- _SUPPLIED INFORMATION_
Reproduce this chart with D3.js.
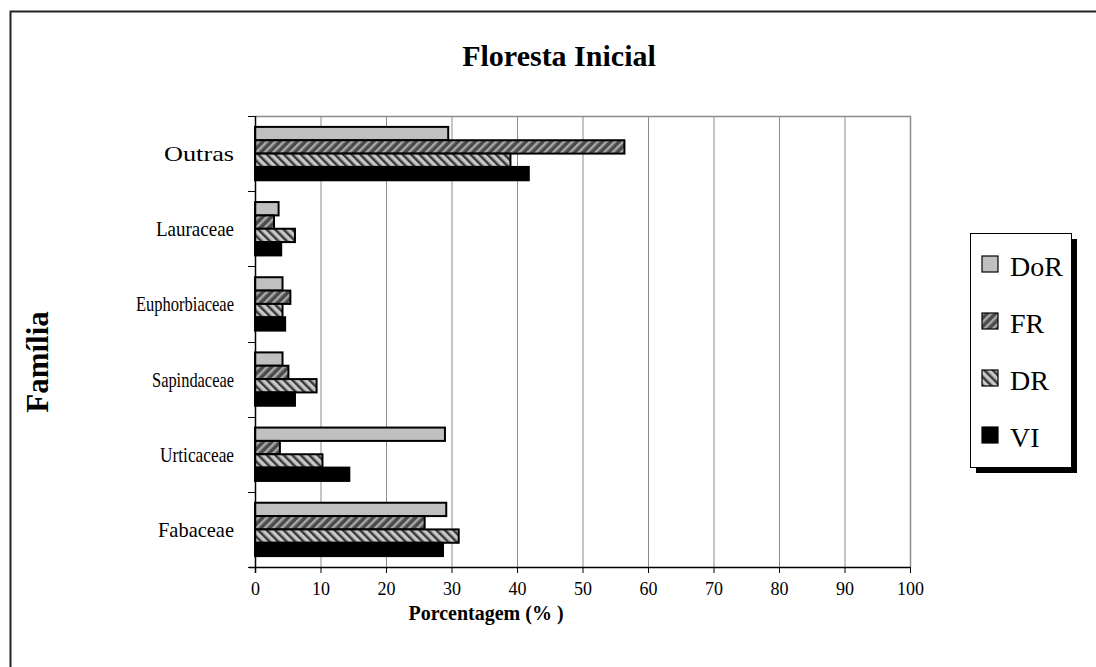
<!DOCTYPE html>
<html>
<head>
<meta charset="utf-8">
<script src="https://cdn.jsdelivr.net/npm/d3@7"></script>
<style>
  html, body { margin: 0; padding: 0; background: #fff; }
  svg { display: block; font-family: "Liberation Serif", "Times New Roman", serif; }
</style>
</head>
<body>
<svg id="chart" width="1096" height="667"></svg>
<script>
// ---- data ----
const categories = ["Outras", "Lauraceae", "Euphorbiaceae", "Sapindaceae", "Urticaceae", "Fabaceae"];
const seriesNames = ["DoR", "FR", "DR", "VI"];
const DoR = [29.5, 3.6, 4.2, 4.2, 29.0, 29.2];
const FR  = [56.4, 2.9, 5.4, 5.1, 3.8, 25.9];
const DR  = [39.0, 6.1, 4.2, 9.4, 10.3, 31.1];
const VI  = [41.8, 4.0, 4.6, 6.1, 14.4, 28.7];
const xTicks = [0, 10, 20, 30, 40, 50, 60, 70, 80, 90, 100];
const titleText = "Floresta Inicial";
const xLabel = "Porcentagem (% )";
const yLabel = "Família";
// approximate rendered widths of the category labels in the original (px)
const labelWidths = [70, 78, 98, 82, 74, 76];

const seriesValues = { DoR, FR, DR, VI };

const svg = d3.select("#chart");

// patterns
const defs = svg.append("defs");
const pFR = defs.append("pattern").attr("id", "patFR").attr("patternUnits", "userSpaceOnUse")
  .attr("width", 6).attr("height", 6).attr("patternTransform", "rotate(45)");
pFR.append("rect").attr("width", 6).attr("height", 6).attr("fill", "#4a4a4a");
pFR.append("rect").attr("x", 0).attr("width", 2.5).attr("height", 6).attr("fill", "#a8a8a8");
const pDR = defs.append("pattern").attr("id", "patDR").attr("patternUnits", "userSpaceOnUse")
  .attr("width", 6).attr("height", 6).attr("patternTransform", "rotate(-45)");
pDR.append("rect").attr("width", 6).attr("height", 6).attr("fill", "#c8c8c8");
pDR.append("rect").attr("x", 0).attr("width", 2.5).attr("height", 6).attr("fill", "#3a3a3a");

const fills = { DoR: "#c0c0c0", FR: "url(#patFR)", DR: "url(#patDR)", VI: "#000000" };

// outer frame
svg.append("rect").attr("x", 10.5).attr("y", 11.5).attr("width", 1100).attr("height", 700)
  .attr("fill", "#fff").attr("stroke", "#222").attr("stroke-width", 2);

const plot = { left: 255, right: 910, top: 116, bottom: 567 };

const x = d3.scaleLinear().domain([0, 100]).range([plot.left, plot.right]);
const y = d3.scaleBand().domain(categories).range([plot.top, plot.bottom])
  .paddingInner(0.29).paddingOuter(0.145);
const ys = d3.scaleBand().domain(seriesNames).range([0, y.bandwidth()]);

// gridlines
svg.append("g").selectAll("line").data(xTicks.slice(1)).join("line")
  .attr("x1", d => x(d) + 0.5).attr("x2", d => x(d) + 0.5)
  .attr("y1", plot.top).attr("y2", plot.bottom)
  .attr("stroke", "#8c8c8c").attr("stroke-width", 1);
// top / right border of plot area
svg.append("line").attr("x1", plot.left).attr("x2", plot.right + 1)
  .attr("y1", plot.top + 0.5).attr("y2", plot.top + 0.5)
  .attr("stroke", "#8c8c8c").attr("stroke-width", 1.5);
svg.append("line").attr("x1", plot.right + 0.5).attr("x2", plot.right + 0.5)
  .attr("y1", plot.top).attr("y2", plot.bottom)
  .attr("stroke", "#8c8c8c").attr("stroke-width", 1.5);

// bars
const groups = svg.append("g").selectAll("g").data(categories).join("g")
  .attr("transform", d => `translate(0,${y(d)})`);
groups.selectAll("rect").data((c, i) => seriesNames.map(s => ({ s, v: seriesValues[s][i] }))).join("rect")
  .attr("x", x(0))
  .attr("y", d => ys(d.s))
  .attr("width", d => x(d.v) - x(0))
  .attr("height", ys.bandwidth())
  .attr("fill", d => fills[d.s])
  .attr("stroke", "#000").attr("stroke-width", 2);

// x axis
const xAxis = d3.axisBottom(x).tickValues(xTicks).tickSize(6).tickPadding(9).tickFormat(d3.format("d"));
const gx = svg.append("g").attr("transform", `translate(0,${plot.bottom})`).call(xAxis);
gx.select(".domain").attr("stroke", "#000").attr("stroke-width", 1.5).attr("d", `M${plot.left - 6},0.5H${plot.right}`);
gx.selectAll(".tick line").attr("stroke", "#000");
gx.selectAll(".tick text").attr("font-size", 18).attr("font-family", "Liberation Serif").attr("fill", "#000");

// y axis (category labels centered, ticks on band boundaries)
const step = y.step();
const boundaries = categories.map(c => y(c) - (y.paddingInner() * step) / 2).concat([plot.bottom]);
svg.append("line").attr("x1", plot.left + 0.5).attr("x2", plot.left + 0.5)
  .attr("y1", plot.top).attr("y2", plot.bottom + 6).attr("stroke", "#000").attr("stroke-width", 1.5);
svg.append("g").selectAll("line").data(boundaries).join("line")
  .attr("x1", plot.left - 7).attr("x2", plot.left)
  .attr("y1", d => Math.round(d) + 0.5).attr("y2", d => Math.round(d) + 0.5)
  .attr("stroke", "#000").attr("stroke-width", 1);
svg.append("g").selectAll("text").data(categories).join("text")
  .attr("x", plot.left - 21).attr("y", d => y(d) + y.bandwidth() / 2)
  .attr("text-anchor", "end").attr("dominant-baseline", "central")
  .attr("font-size", 22)
  .attr("textLength", (d, i) => labelWidths[i]).attr("lengthAdjust", "spacingAndGlyphs")
  .text(d => d);

// title
svg.append("text").attr("x", 559).attr("y", 66).attr("text-anchor", "middle")
  .attr("font-size", 30).attr("font-weight", "bold").text(titleText);
// x label
svg.append("text").attr("x", 486).attr("y", 620).attr("text-anchor", "middle")
  .attr("font-size", 20).attr("font-weight", "bold").text(xLabel);
// y label
svg.append("text").attr("transform", "translate(48,362) rotate(-90)").attr("text-anchor", "middle")
  .attr("font-size", 31).attr("font-weight", "bold").text(yLabel);

// legend
const lg = { x: 970, y: 233, w: 101, h: 234 };
svg.append("rect").attr("x", lg.x + 6).attr("y", lg.y + 6).attr("width", lg.w).attr("height", lg.h).attr("fill", "#000");
svg.append("rect").attr("x", lg.x + 0.5).attr("y", lg.y + 0.5).attr("width", lg.w).attr("height", lg.h)
  .attr("fill", "#fff").attr("stroke", "#000").attr("stroke-width", 1);
const legendY = d3.scalePoint().domain(seriesNames).range([lg.y + 31, lg.y + 202]);
const li = svg.append("g").selectAll("g").data(seriesNames).join("g")
  .attr("transform", d => `translate(${lg.x + 12},${legendY(d)})`);
li.append("rect").attr("x", 0).attr("y", -8).attr("width", 16).attr("height", 16)
  .attr("fill", d => fills[d]).attr("stroke", "#000").attr("stroke-width", 1.2);
li.append("text").attr("x", 28).attr("y", 2).attr("dominant-baseline", "central")
  .attr("font-size", 28).text(d => d);
</script>
</body>
</html>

- _SET EXERCISE_
Restate the data above word for word. Do not include the images.

- _COMPLETED EXERCISE_
Reproduce this chart with D3.js.
<!DOCTYPE html>
<html>
<head>
<meta charset="utf-8">
<script src="https://cdn.jsdelivr.net/npm/d3@7"></script>
<style>
  html, body { margin: 0; padding: 0; background: #fff; }
  svg { display: block; font-family: "Liberation Serif", "Times New Roman", serif; }
</style>
</head>
<body>
<svg id="chart" width="1096" height="667"></svg>
<script>
// ---- data ----
const categories = ["Outras", "Lauraceae", "Euphorbiaceae", "Sapindaceae", "Urticaceae", "Fabaceae"];
const seriesNames = ["DoR", "FR", "DR", "VI"];
const DoR = [29.5, 3.6, 4.2, 4.2, 29.0, 29.2];
const FR  = [56.4, 2.9, 5.4, 5.1, 3.8, 25.9];
const DR  = [39.0, 6.1, 4.2, 9.4, 10.3, 31.1];
const VI  = [41.8, 4.0, 4.6, 6.1, 14.4, 28.7];
const xTicks = [0, 10, 20, 30, 40, 50, 60, 70, 80, 90, 100];
const titleText = "Floresta Inicial";
const xLabel = "Porcentagem (% )";
const yLabel = "Família";
// approximate rendered widths of the category labels in the original (px)
const labelWidths = [70, 78, 98, 82, 74, 76];

const seriesValues = { DoR, FR, DR, VI };

const svg = d3.select("#chart");

// patterns
const defs = svg.append("defs");
const pFR = defs.append("pattern").attr("id", "patFR").attr("patternUnits", "userSpaceOnUse")
  .attr("width", 6).attr("height", 6).attr("patternTransform", "rotate(45)");
pFR.append("rect").attr("width", 6).attr("height", 6).attr("fill", "#4a4a4a");
pFR.append("rect").attr("x", 0).attr("width", 2.5).attr("height", 6).attr("fill", "#a8a8a8");
const pDR = defs.append("pattern").attr("id", "patDR").attr("patternUnits", "userSpaceOnUse")
  .attr("width", 6).attr("height", 6).attr("patternTransform", "rotate(-45)");
pDR.append("rect").attr("width", 6).attr("height", 6).attr("fill", "#c8c8c8");
pDR.append("rect").attr("x", 0).attr("width", 2.5).attr("height", 6).attr("fill", "#3a3a3a");

const fills = { DoR: "#c0c0c0", FR: "url(#patFR)", DR: "url(#patDR)", VI: "#000000" };

// outer frame
svg.append("rect").attr("x", 10.5).attr("y", 11.5).attr("width", 1100).attr("height", 700)
  .attr("fill", "#fff").attr("stroke", "#222").attr("stroke-width", 2);

const plot = { left: 255, right: 910, top: 116, bottom: 567 };

const x = d3.scaleLinear().domain([0, 100]).range([plot.left, plot.right]);
const y = d3.scaleBand().domain(categories).range([plot.top, plot.bottom])
  .paddingInner(0.29).paddingOuter(0.145);
const ys = d3.scaleBand().domain(seriesNames).range([0, y.bandwidth()]);

// gridlines
svg.append("g").selectAll("line").data(xTicks.slice(1)).join("line")
  .attr("x1", d => x(d) + 0.5).attr("x2", d => x(d) + 0.5)
  .attr("y1", plot.top).attr("y2", plot.bottom)
  .attr("stroke", "#8c8c8c").attr("stroke-width", 1);
// top / right border of plot area
svg.append("line").attr("x1", plot.left).attr("x2", plot.right + 1)
  .attr("y1", plot.top + 0.5).attr("y2", plot.top + 0.5)
  .attr("stroke", "#8c8c8c").attr("stroke-width", 1.5);
svg.append("line").attr("x1", plot.right + 0.5).attr("x2", plot.right + 0.5)
  .attr("y1", plot.top).attr("y2", plot.bottom)
  .attr("stroke", "#8c8c8c").attr("stroke-width", 1.5);

// bars
const groups = svg.append("g").selectAll("g").data(categories).join("g")
  .attr("transform", d => `translate(0,${y(d)})`);
groups.selectAll("rect").data((c, i) => seriesNames.map(s => ({ s, v: seriesValues[s][i] }))).join("rect")
  .attr("x", x(0))
  .attr("y", d => ys(d.s))
  .attr("width", d => x(d.v) - x(0))
  .attr("height", ys.bandwidth())
  .attr("fill", d => fills[d.s])
  .attr("stroke", "#000").attr("stroke-width", 2);

// x axis
const xAxis = d3.axisBottom(x).tickValues(xTicks).tickSize(6).tickPadding(9).tickFormat(d3.format("d"));
const gx = svg.append("g").attr("transform", `translate(0,${plot.bottom})`).call(xAxis);
gx.select(".domain").attr("stroke", "#000").attr("stroke-width", 1.5).attr("d", `M${plot.left - 6},0.5H${plot.right}`);
gx.selectAll(".tick line").attr("stroke", "#000");
gx.selectAll(".tick text").attr("font-size", 18).attr("font-family", "Liberation Serif").attr("fill", "#000");

// y axis (category labels centered, ticks on band boundaries)
const step = y.step();
const boundaries = categories.map(c => y(c) - (y.paddingInner() * step) / 2).concat([plot.bottom]);
svg.append("line").attr("x1", plot.left + 0.5).attr("x2", plot.left + 0.5)
  .attr("y1", plot.top).attr("y2", plot.bottom + 6).attr("stroke", "#000").attr("stroke-width", 1.5);
svg.append("g").selectAll("line").data(boundaries).join("line")
  .attr("x1", plot.left - 7).attr("x2", plot.left)
  .attr("y1", d => Math.round(d) + 0.5).attr("y2", d => Math.round(d) + 0.5)
  .attr("stroke", "#000").attr("stroke-width", 1);
svg.append("g").selectAll("text").data(categories).join("text")
  .attr("x", plot.left - 21).attr("y", d => y(d) + y.bandwidth() / 2)
  .attr("text-anchor", "end").attr("dominant-baseline", "central")
  .attr("font-size", 22)
  .attr("textLength", (d, i) => labelWidths[i]).attr("lengthAdjust", "spacingAndGlyphs")
  .text(d => d);

// title
svg.append("text").attr("x", 559).attr("y", 66).attr("text-anchor", "middle")
  .attr("font-size", 30).attr("font-weight", "bold").text(titleText);
// x label
svg.append("text").attr("x", 486).attr("y", 620).attr("text-anchor", "middle")
  .attr("font-size", 20).attr("font-weight", "bold").text(xLabel);
// y label
svg.append("text").attr("transform", "translate(48,362) rotate(-90)").attr("text-anchor", "middle")
  .attr("font-size", 31).attr("font-weight", "bold").text(yLabel);

// legend
const lg = { x: 970, y: 233, w: 101, h: 234 };
svg.append("rect").attr("x", lg.x + 6).attr("y", lg.y + 6).attr("width", lg.w).attr("height", lg.h).attr("fill", "#000");
svg.append("rect").attr("x", lg.x + 0.5).attr("y", lg.y + 0.5).attr("width", lg.w).attr("height", lg.h)
  .attr("fill", "#fff").attr("stroke", "#000").attr("stroke-width", 1);
const legendY = d3.scalePoint().domain(seriesNames).range([lg.y + 31, lg.y + 202]);
const li = svg.append("g").selectAll("g").data(seriesNames).join("g")
  .attr("transform", d => `translate(${lg.x + 12},${legendY(d)})`);
li.append("rect").attr("x", 0).attr("y", -8).attr("width", 16).attr("height", 16)
  .attr("fill", d => fills[d]).attr("stroke", "#000").attr("stroke-width", 1.2);
li.append("text").attr("x", 28).attr("y", 2).attr("dominant-baseline", "central")
  .attr("font-size", 28).text(d => d);
</script>
</body>
</html>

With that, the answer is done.